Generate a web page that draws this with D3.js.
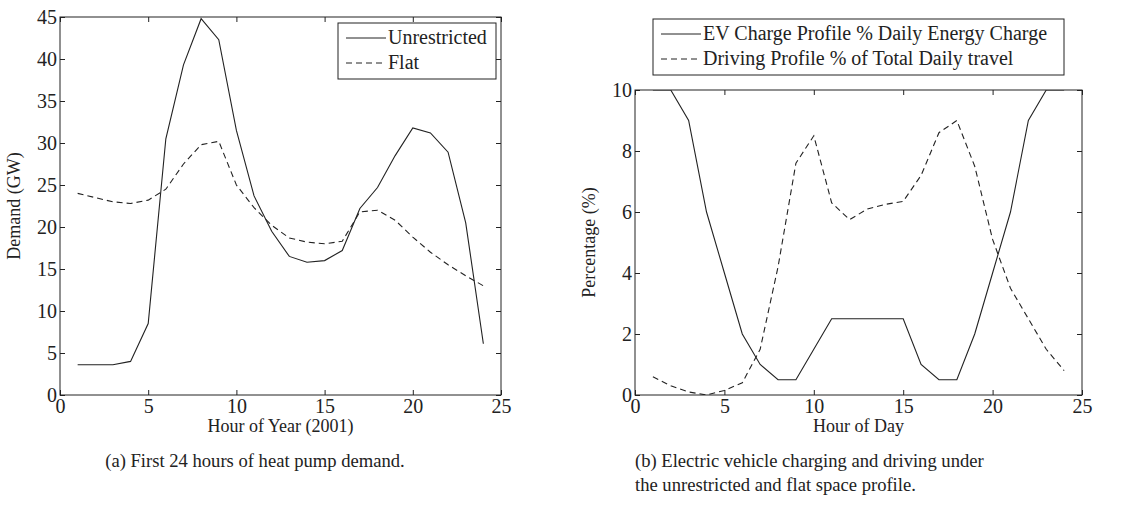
<!DOCTYPE html><html><head><meta charset="utf-8"><script src="https://cdn.jsdelivr.net/npm/d3@7"></script>
<style>body{margin:0;background:#fff}text{font-family:"Liberation Serif","Times New Roman",serif;fill:#222}</style></head><body>
<svg id="c" width="1134" height="530"></svg>
<script>
const hours=d3.range(1,25);
const unrestricted=[3.6,3.6,3.6,4,8.5,30.5,39.3,44.8,42.3,31.5,23.7,19.5,16.5,15.8,16,17.2,22.2,24.7,28.5,31.8,31.2,28.9,20.5,6.1];
const flat=[24,23.5,23,22.8,23.2,24.5,27.5,29.8,30.2,25,22.3,20.2,18.7,18.2,18,18.3,21.8,22,20.8,18.8,17,15.5,14.2,13];
const evCharge=[10,10,9,6,4,2,1,0.5,0.5,1.5,2.5,2.5,2.5,2.5,2.5,1,0.5,0.5,2,4,6,9,10,10];
const driving=[0.6,0.3,0.1,0,0.15,0.4,1.5,4.2,7.6,8.5,6.3,5.75,6.1,6.25,6.35,7.2,8.6,9.0,7.5,5.1,3.5,2.5,1.5,0.8];
const xTicks=[0,5,10,15,20,25];
const svg=d3.select("#c");
function panel(o){
  const g=svg.append("g");
  const x=d3.scaleLinear().domain([0,25]).range([o.x0,o.x1]);
  const y=d3.scaleLinear().domain([0,o.ymax]).range([395,o.y0]);
  const id="clip"+o.id;
  svg.append("clipPath").attr("id",id).append("rect").attr("x",o.x0).attr("y",o.y0).attr("width",o.x1-o.x0).attr("height",395-o.y0);
  const ax=(a,t)=>a.tickValues(t).tickSize(5).tickPadding(4);
  const st=s=>{s.select(".domain").remove();s.selectAll("line").attr("stroke","#222");s.selectAll("text").style("font-size","20px").style("font-family","Liberation Serif");};
  g.append("g").attr("transform",`translate(0,395)`).call(ax(d3.axisTop(x),xTicks).tickFormat(d3.format("d"))).call(st).selectAll("text").attr("y",18).attr("dy",0);
  g.append("g").attr("transform",`translate(0,${o.y0})`).call(ax(d3.axisBottom(x),xTicks).tickFormat("")).call(st);
  g.append("g").attr("transform",`translate(${o.x0},0)`).call(ax(d3.axisRight(y),o.yTicks).tickFormat(d3.format("d"))).call(st).selectAll("text").attr("x",-3).attr("text-anchor","end");
  g.append("g").attr("transform",`translate(${o.x1},0)`).call(ax(d3.axisLeft(y),o.yTicks).tickFormat("")).call(st);
  g.append("rect").attr("x",o.x0).attr("y",o.y0).attr("width",o.x1-o.x0).attr("height",395-o.y0).attr("fill","none").attr("stroke","#222");
  const line=d3.line().x((d,i)=>x(hours[i])).y(d=>y(d));
  o.series.forEach(s=>g.append("path").attr("d",line(s.v)).attr("fill","none").attr("stroke","#222").attr("stroke-width",1.1).attr("stroke-dasharray",s.dash?"6,4":null).attr("clip-path",`url(#${id})`));
  g.append("text").attr("x",(o.x0+o.x1)/2).attr("y",432).attr("text-anchor","middle").style("font-size","18px").text(o.xl);
  g.append("text").attr("transform",`translate(${o.x0-40},${(o.y0+395)/2}) rotate(-90)`).attr("text-anchor","middle").style("font-size","18px").text(o.yl);
  const L=o.leg;
  g.append("rect").attr("x",L.x).attr("y",L.y).attr("width",L.w).attr("height",56).attr("fill","#fff").attr("stroke","#222");
  o.series.forEach((s,i)=>{const yy=L.y+15+i*25;
    g.append("line").attr("x1",L.x+8).attr("x2",L.x+48).attr("y1",yy).attr("y2",yy).attr("stroke","#222").attr("stroke-dasharray",s.dash?"6,4":null);
    g.append("text").attr("x",L.x+50).attr("y",yy+6).style("font-size","20px").text(s.name);});
}
panel({id:1,x0:60,x1:501,y0:17,ymax:45,yTicks:d3.range(0,46,5),xl:"Hour of Year (2001)",yl:"Demand (GW)",
  series:[{v:unrestricted,name:"Unrestricted"},{v:flat,name:"Flat",dash:1}],leg:{x:338,y:23,w:158}});
panel({id:2,x0:635,x1:1082,y0:90,ymax:10,yTicks:[0,2,4,6,8,10],xl:"Hour of Day",yl:"Percentage (%)",
  series:[{v:evCharge,name:"EV Charge Profile % Daily Energy Charge"},{v:driving,name:"Driving Profile % of Total Daily travel",dash:1}],leg:{x:653,y:19,w:411}});
svg.append("text").attr("x",255).attr("y",467).attr("text-anchor","middle").style("font-size","18.6px").text("(a) First 24 hours of heat pump demand.");
svg.append("text").attr("x",635).attr("y",467).style("font-size","18.6px").text("(b) Electric vehicle charging and driving under");
svg.append("text").attr("x",635).attr("y",491).style("font-size","18.6px").text("the unrestricted and flat space profile.");
</script></body></html>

---*---

* WORK TO DO
Except for the pictures, copy the material above exactly.

* IN RESPONSE
Generate a web page that draws this with D3.js.
<!DOCTYPE html><html><head><meta charset="utf-8"><script src="https://cdn.jsdelivr.net/npm/d3@7"></script>
<style>body{margin:0;background:#fff}text{font-family:"Liberation Serif","Times New Roman",serif;fill:#222}</style></head><body>
<svg id="c" width="1134" height="530"></svg>
<script>
const hours=d3.range(1,25);
const unrestricted=[3.6,3.6,3.6,4,8.5,30.5,39.3,44.8,42.3,31.5,23.7,19.5,16.5,15.8,16,17.2,22.2,24.7,28.5,31.8,31.2,28.9,20.5,6.1];
const flat=[24,23.5,23,22.8,23.2,24.5,27.5,29.8,30.2,25,22.3,20.2,18.7,18.2,18,18.3,21.8,22,20.8,18.8,17,15.5,14.2,13];
const evCharge=[10,10,9,6,4,2,1,0.5,0.5,1.5,2.5,2.5,2.5,2.5,2.5,1,0.5,0.5,2,4,6,9,10,10];
const driving=[0.6,0.3,0.1,0,0.15,0.4,1.5,4.2,7.6,8.5,6.3,5.75,6.1,6.25,6.35,7.2,8.6,9.0,7.5,5.1,3.5,2.5,1.5,0.8];
const xTicks=[0,5,10,15,20,25];
const svg=d3.select("#c");
function panel(o){
  const g=svg.append("g");
  const x=d3.scaleLinear().domain([0,25]).range([o.x0,o.x1]);
  const y=d3.scaleLinear().domain([0,o.ymax]).range([395,o.y0]);
  const id="clip"+o.id;
  svg.append("clipPath").attr("id",id).append("rect").attr("x",o.x0).attr("y",o.y0).attr("width",o.x1-o.x0).attr("height",395-o.y0);
  const ax=(a,t)=>a.tickValues(t).tickSize(5).tickPadding(4);
  const st=s=>{s.select(".domain").remove();s.selectAll("line").attr("stroke","#222");s.selectAll("text").style("font-size","20px").style("font-family","Liberation Serif");};
  g.append("g").attr("transform",`translate(0,395)`).call(ax(d3.axisTop(x),xTicks).tickFormat(d3.format("d"))).call(st).selectAll("text").attr("y",18).attr("dy",0);
  g.append("g").attr("transform",`translate(0,${o.y0})`).call(ax(d3.axisBottom(x),xTicks).tickFormat("")).call(st);
  g.append("g").attr("transform",`translate(${o.x0},0)`).call(ax(d3.axisRight(y),o.yTicks).tickFormat(d3.format("d"))).call(st).selectAll("text").attr("x",-3).attr("text-anchor","end");
  g.append("g").attr("transform",`translate(${o.x1},0)`).call(ax(d3.axisLeft(y),o.yTicks).tickFormat("")).call(st);
  g.append("rect").attr("x",o.x0).attr("y",o.y0).attr("width",o.x1-o.x0).attr("height",395-o.y0).attr("fill","none").attr("stroke","#222");
  const line=d3.line().x((d,i)=>x(hours[i])).y(d=>y(d));
  o.series.forEach(s=>g.append("path").attr("d",line(s.v)).attr("fill","none").attr("stroke","#222").attr("stroke-width",1.1).attr("stroke-dasharray",s.dash?"6,4":null).attr("clip-path",`url(#${id})`));
  g.append("text").attr("x",(o.x0+o.x1)/2).attr("y",432).attr("text-anchor","middle").style("font-size","18px").text(o.xl);
  g.append("text").attr("transform",`translate(${o.x0-40},${(o.y0+395)/2}) rotate(-90)`).attr("text-anchor","middle").style("font-size","18px").text(o.yl);
  const L=o.leg;
  g.append("rect").attr("x",L.x).attr("y",L.y).attr("width",L.w).attr("height",56).attr("fill","#fff").attr("stroke","#222");
  o.series.forEach((s,i)=>{const yy=L.y+15+i*25;
    g.append("line").attr("x1",L.x+8).attr("x2",L.x+48).attr("y1",yy).attr("y2",yy).attr("stroke","#222").attr("stroke-dasharray",s.dash?"6,4":null);
    g.append("text").attr("x",L.x+50).attr("y",yy+6).style("font-size","20px").text(s.name);});
}
panel({id:1,x0:60,x1:501,y0:17,ymax:45,yTicks:d3.range(0,46,5),xl:"Hour of Year (2001)",yl:"Demand (GW)",
  series:[{v:unrestricted,name:"Unrestricted"},{v:flat,name:"Flat",dash:1}],leg:{x:338,y:23,w:158}});
panel({id:2,x0:635,x1:1082,y0:90,ymax:10,yTicks:[0,2,4,6,8,10],xl:"Hour of Day",yl:"Percentage (%)",
  series:[{v:evCharge,name:"EV Charge Profile % Daily Energy Charge"},{v:driving,name:"Driving Profile % of Total Daily travel",dash:1}],leg:{x:653,y:19,w:411}});
svg.append("text").attr("x",255).attr("y",467).attr("text-anchor","middle").style("font-size","18.6px").text("(a) First 24 hours of heat pump demand.");
svg.append("text").attr("x",635).attr("y",467).style("font-size","18.6px").text("(b) Electric vehicle charging and driving under");
svg.append("text").attr("x",635).attr("y",491).style("font-size","18.6px").text("the unrestricted and flat space profile.");
</script></body></html>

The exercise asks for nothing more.